Most of the DCFC's I've used were in Walmart parking lots.


While the land use might not change the electricity requirement will change dramatically! To the point I'm not sure if it is economically feasible to convert a liquid fuel station.

Maybe the new 'hot' sites for such will be next to grid substations.


Could existing substations even come close to that kind of load? 8 cars recharging at MW rates would saturate most substation transformers in my area.


Perhaps installing a big battery bank that trickle charges would smooth the load.

How many MWs would a carpark roofed with solar panels generate? My calculations say you need about 4k square meters to get 1MW whilst the sun is shining bright. That's about the size of medium sized supermarket carpark. Double that if you cover the building as well. You might get a good 2MW at peak, enough to allow a few cars charging at once. Not much good at after the afternoon sun has gone down and the after work rush is happening at the supermarket.

Given most drivers will be charging at home, I wonder what percentage of cars we can expect to be wanting to charge whilst shopping?


Many DCFC car charges already use batteries so as to avoid more expensive service links while still providing rapid charging.


Is that true? If so, that's extremely interesting. However, for popular chargers, it seems unlikely to help pay the first charge of the day.


There is no "first charge of the day". The only first charge is the one following a power failure of the grid.

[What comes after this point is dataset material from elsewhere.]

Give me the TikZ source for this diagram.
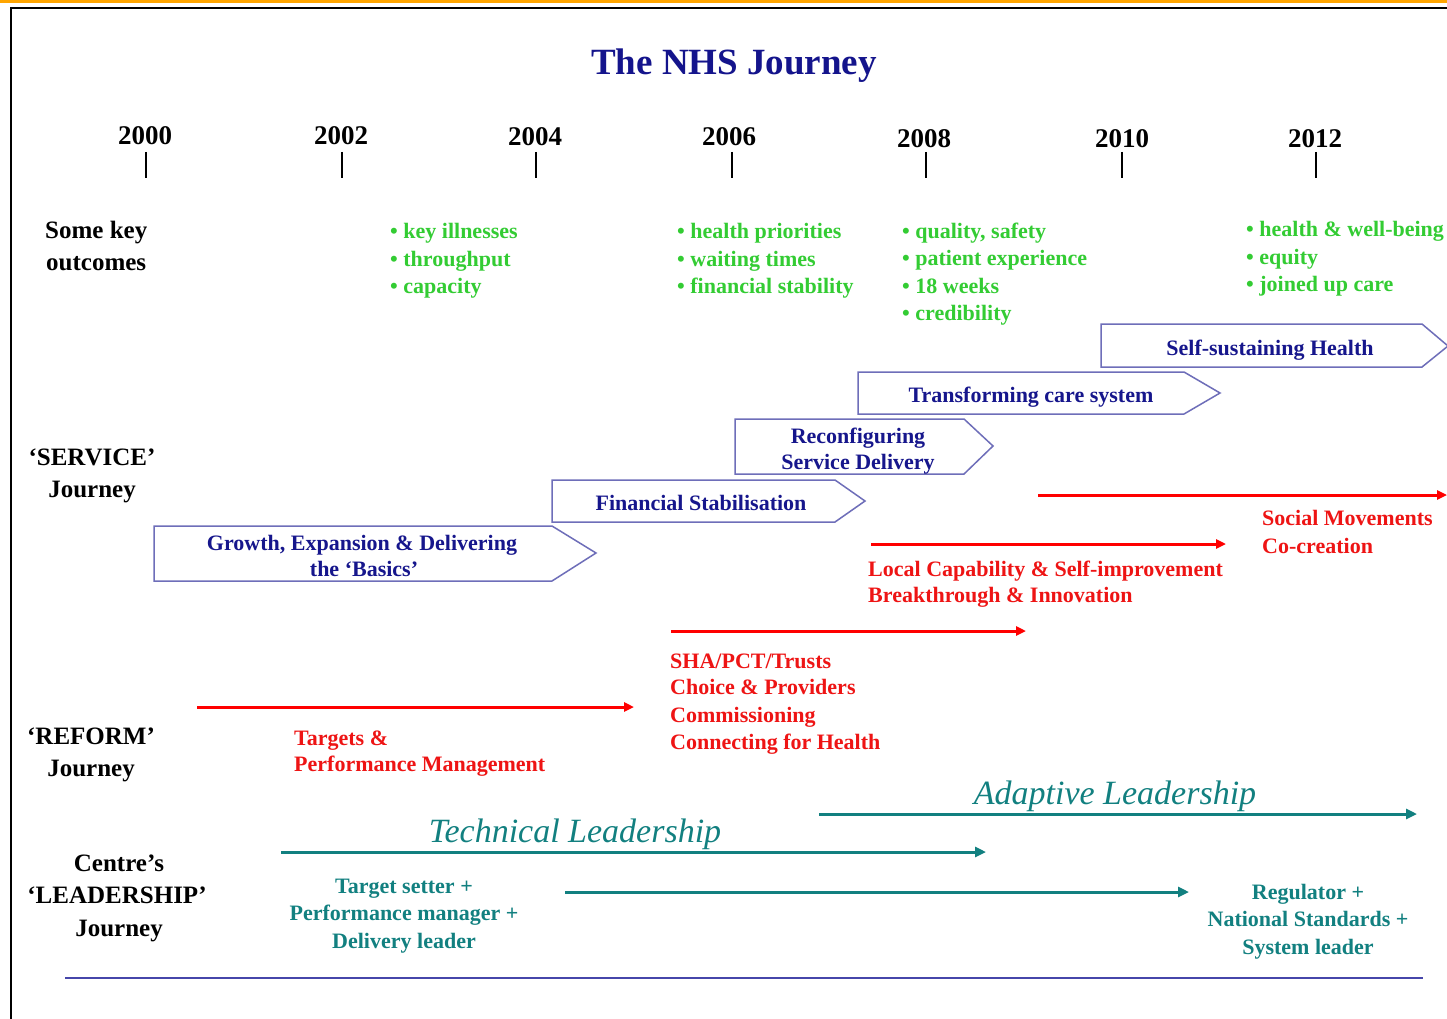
\documentclass[tikz,border=0pt]{standalone}
\usepackage{fontspec}
\setmainfont{Liberation Serif}
\usetikzlibrary{arrows.meta}
\definecolor{titleblue}{RGB}{20,20,140}
\definecolor{boxline}{RGB}{110,110,185}
\definecolor{boxtext}{RGB}{22,22,140}
\definecolor{okgreen}{RGB}{51,204,51}
\definecolor{redline}{RGB}{255,0,0}
\definecolor{redtext}{RGB}{238,20,20}
\definecolor{tealc}{RGB}{18,128,128}
\definecolor{bottomblue}{RGB}{70,70,170}
\definecolor{bandorange}{RGB}{255,165,0}
\tikzset{
  base/.style={inner sep=0pt, text height=10pt, text depth=0.2pt},
  titlelbl/.style={base, yshift=-8pt, font=\fontsize{37}{40}\selectfont\bfseries, text=titleblue},
  yearlbl/.style={base, yshift=-5pt, font=\fontsize{27}{30}\selectfont\bfseries, text=black},
  rowlbl/.style={base, yshift=-4.5pt, font=\fontsize{25}{30}\selectfont\bfseries, text=black},
  outcome/.style={base, yshift=-3.5pt, anchor=west, font=\fontsize{22}{26}\selectfont\bfseries, text=okgreen},
  stagebox/.style={draw=boxline, line width=1.5pt, fill=white},
  stagetxt/.style={base, yshift=-4pt, font=\fontsize{22}{26}\selectfont\bfseries, text=boxtext},
  redarrow/.style={draw=redline, line width=3pt, -{Triangle[length=10pt,width=9pt]}},
  redlbl/.style={base, yshift=-4pt, anchor=west, font=\fontsize{22}{26}\selectfont\bfseries, text=redtext},
  tealarrow/.style={draw=tealc, line width=3pt, -{Triangle[length=11pt,width=10pt]}},
  teallbl/.style={base, yshift=-3.5pt, font=\fontsize{22}{26}\selectfont\bfseries, text=tealc},
  leadlbl/.style={base, yshift=-7pt, font=\fontsize{34}{38}\selectfont\itshape, text=tealc},
  tick/.style={draw=black, line width=1.6pt}
}
\begin{document}
\begin{tikzpicture}[x=1pt,y=-1pt]
\useasboundingbox (0,0) rectangle (1447,1019);
\fill[white] (0,0) rectangle (1447,1019);
% top band and frame
\fill[bandorange] (0,0) rectangle (1447,3.5);
\draw[black, line width=2pt] (11,1019) -- (11,8.5) -- (1447,8.5);

% title
\node[titlelbl] (title) at (734,62) {The NHS Journey};

% years and ticks
\foreach \yr/\xx/\yy/\tx in {2000/145/135/146, 2002/341/135/342, 2004/535/136/536, 2006/729/136/732, 2008/924/138/926, 2010/1122/138/1122, 2012/1315/138/1316}{
  \node[yearlbl] (y\yr) at (\xx,\yy) {\yr};
  \coordinate (t\yr a) at (\tx,152);
  \coordinate (t\yr b) at (\tx,178);
  \draw[tick] (t\yr a) -- (t\yr b);
}

% row labels
\node[rowlbl, anchor=west] (sk1) at (45,229) {Some key};
\node[rowlbl, anchor=west] (sk2) at (46,261) {outcomes};
\node[rowlbl] (sv1) at (92,456) {‘SERVICE’};
\node[rowlbl] (sv2) at (92,488) {Journey};
\node[rowlbl] (rf1) at (91,735) {‘REFORM’};
\node[rowlbl] (rf2) at (91,767) {Journey};
\node[rowlbl] (ld1) at (119,862) {Centre’s};
\node[rowlbl] (ld2) at (117,894) {‘LEADERSHIP’};
\node[rowlbl] (ld3) at (119,927) {Journey};

% outcomes
\node[outcome] (o1a) at (390,230) {• key illnesses};
\node[outcome] (o1b) at (390,258) {• throughput};
\node[outcome] (o1c) at (390,285) {• capacity};
\node[outcome] (o2a) at (677,230) {• health priorities};
\node[outcome] (o2b) at (677,258) {• waiting times};
\node[outcome] (o2c) at (677,285) {• financial stability};
\node[outcome] (o3a) at (902,230) {• quality, safety};
\node[outcome] (o3b) at (902,257) {• patient experience};
\node[outcome] (o3c) at (902,285) {• 18 weeks};
\node[outcome] (o3d) at (902,312) {• credibility};
\node[outcome] (o4a) at (1246,228) {• health \& well-being};
\node[outcome] (o4b) at (1246,256) {• equity};
\node[outcome] (o4c) at (1246,283) {• joined up care};

% service stage arrows
\draw[stagebox] (1101,324) -- (1422,324) -- (1448,346) -- (1422,367) -- (1101,367) -- cycle;
\node[stagetxt] (s5) at (1270,347) {Self-sustaining Health};
\draw[stagebox] (858,372) -- (1184,372) -- (1220,393) -- (1184,414) -- (858,414) -- cycle;
\node[stagetxt] (s4) at (1031,394) {Transforming care system};
\draw[stagebox] (735,419) -- (964,419) -- (993,446) -- (964,474) -- (735,474) -- cycle;
\node[stagetxt] (s3a) at (858,435) {Reconfiguring};
\node[stagetxt] (s3b) at (858,461) {Service Delivery};
\draw[stagebox] (552,480) -- (835,480) -- (865,501) -- (835,522) -- (552,522) -- cycle;
\node[stagetxt] (s2) at (701,502) {Financial Stabilisation};
\draw[stagebox] (154,526) -- (552,526) -- (596,553) -- (552,581) -- (154,581) -- cycle;
\node[stagetxt] (s1a) at (362,542) {Growth, Expansion \& Delivering};
\node[stagetxt] (s1b) at (364,568) {the ‘Basics’};

% reform red arrows
\coordinate (r1s) at (1038,495); \coordinate (r1e) at (1447,495);
\draw[redarrow] (r1s) -- (r1e);
\node[redlbl] (r1a) at (1262,517) {Social Movements};
\node[redlbl] (r1b) at (1262,545) {Co-creation};

\coordinate (r2s) at (871,544); \coordinate (r2e) at (1226,544);
\draw[redarrow] (r2s) -- (r2e);
\node[redlbl] (r2a) at (868,568) {Local Capability \& Self-improvement};
\node[redlbl] (r2b) at (868,594) {Breakthrough \& Innovation};

\coordinate (r3s) at (671,631); \coordinate (r3e) at (1026,631);
\draw[redarrow] (r3s) -- (r3e);
\node[redlbl] (r3a) at (670,660) {SHA/PCT/Trusts};
\node[redlbl] (r3b) at (670,686) {Choice \& Providers};
\node[redlbl] (r3c) at (670,714) {Commissioning};
\node[redlbl] (r3d) at (670,741) {Connecting for Health};

\coordinate (r4s) at (197,707); \coordinate (r4e) at (634,707);
\draw[redarrow] (r4s) -- (r4e);
\node[redlbl] (r4a) at (294,737) {Targets \&};
\node[redlbl] (r4b) at (294,763) {Performance Management};

% leadership teal arrows
\node[leadlbl] (adapt) at (1115,793) {Adaptive Leadership};
\coordinate (l1s) at (819,814); \coordinate (l1e) at (1417,814);
\draw[tealarrow] (l1s) -- (l1e);
\node[leadlbl] (tech) at (575,831) {Technical Leadership};
\coordinate (l2s) at (281,852); \coordinate (l2e) at (986,852);
\draw[tealarrow] (l2s) -- (l2e);
\coordinate (l3s) at (565,892); \coordinate (l3e) at (1189,892);
\draw[tealarrow] (l3s) -- (l3e);

\node[teallbl] (ta) at (404,885) {Target setter +};
\node[teallbl] (tb) at (404,912) {Performance manager +};
\node[teallbl] (tc) at (404,940) {Delivery leader};
\node[teallbl] (ra) at (1308,891) {Regulator +};
\node[teallbl] (rb) at (1308,918) {National Standards +};
\node[teallbl] (rc) at (1308,946) {System leader};

% bottom rule
\coordinate (b1) at (65,978); \coordinate (b2) at (1423,978);
\draw[bottomblue, line width=1.8pt] (b1) -- (b2);
\end{tikzpicture}
\end{document}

During billing rollover, the charger's battery is powered up from yesterday's power.


That was a typo. Replace "pay" with "past".

Unless you have enormous battery banks, the first few charges will deplete them.


the cost thing seems pretty crucial. if room-temperature solid-electrolyte batteries end up costing ten times as much as lithium-ion batteries per joule, they'll remain a niche technology, though potentially one that's used in every cellphone, like tantalum capacitors. if they end up being one tenth the cost of lithium-ion batteries, indeed, it's just getting started. can we even confidently bound the ultimate cost to within that interval?


Cost is a big problem. Some sources say 3x to 4x the cost of lithium-ion batteries, at least initially. Nissan and Toyota both claim manufacturing cost breakthroughs. Apparently this is hard to do, but not a raw materials problem.

Lithium-iron-phosphate batteries have taken over the low end of the market. Cheaper and safer, but less energy per kilogram.


> Some sources say 3x to 4x the cost of lithium-ion batteries, at least initially.

If that's true, that's miraculous. Given the order of magnitude reduction that will come with economies of scale and commercialisation (as we've experienced with Li-ion), they'll be cheaper than Li-ion in no time.


I bet I saw the exact same thing about 14 years ago.


The bottleneck for charging hasn't been the battery for a while, because we're already at the point where we could hook up multiple chargers for better performance. The bottleneck is in electricity as an energy vector, because someone either needs to start generating several MW per car, which is expensive, or be curtailing the same amount, which is wasteful.


Gas stations could even double as charging stations as well and serve both groups if charging could be done in 5 mins.